White House Chief of Staff John Kelly speaks during the daily briefing at the White House, in Washington, on Oct. 19, 2017. [Tom Brenner | New York Times]
White House Chief of Staff John Kelly speaks during the daily briefing at the White House, in Washington, on Oct. 19, 2017. [Tom Brenner | New York Times]
Published Oct. 31, 2017

If, by appearing on Laura Ingraham's show on Monday night, John F. Kelly was trying to do damage control after the indictments of three of President Donald Trump's associates earlier in the day, it did not work.

Instead, Kelly, the White House chief of staff, resurrected the debate over Confederate monuments — previously fueled by his boss, Trump, over the summer — and the Confederacy itself. He called Robert E. Lee "an honorable man who gave up his country to fight for his state," said that "men and women of good faith on both sides made their stand where their conscience had them make their stand," and argued that "the lack of ability to compromise caused the Civil War."

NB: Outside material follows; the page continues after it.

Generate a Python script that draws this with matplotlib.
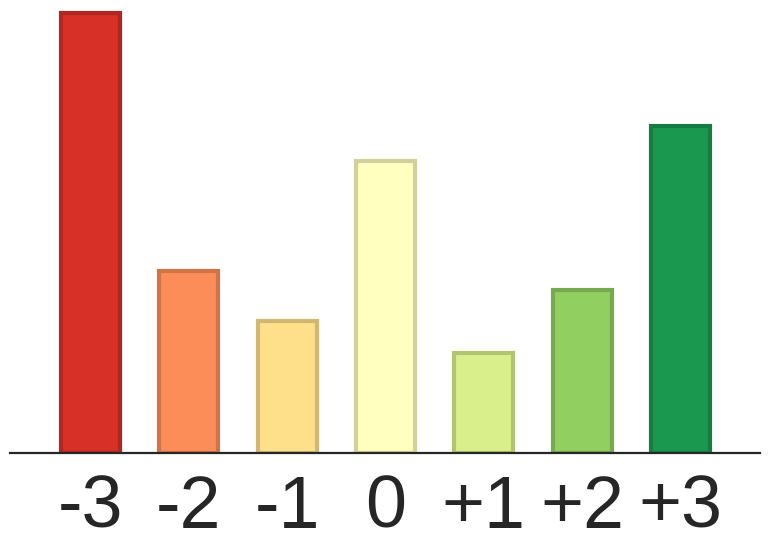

Christina Wilkie, a reporter for CNBC, used Twitter to live-blog Monday's interview, on the Fox News program "The Ingraham Angle." Ms. Wilkie's tweet quoting Kelly's "lack of ability to compromise" statement spread quickly: "Wow. Gen. John Kelly just said 'the lack of ability to compromise led to the Civil War.' Compromise on what, exactly?"

RELATED COVERAGE: John Kelly says he will never apologize to Frederica Wilson

The reaction was swift and unforgiving, with many commenters ridiculing Kelly for suggesting that slavery was an issue on which a compromise could or should have been reached.

"Nope. No. We're not doing this," tweeted Jason Kander. "Slavery. Slavery was what they wouldn't compromise over. SLAVERY."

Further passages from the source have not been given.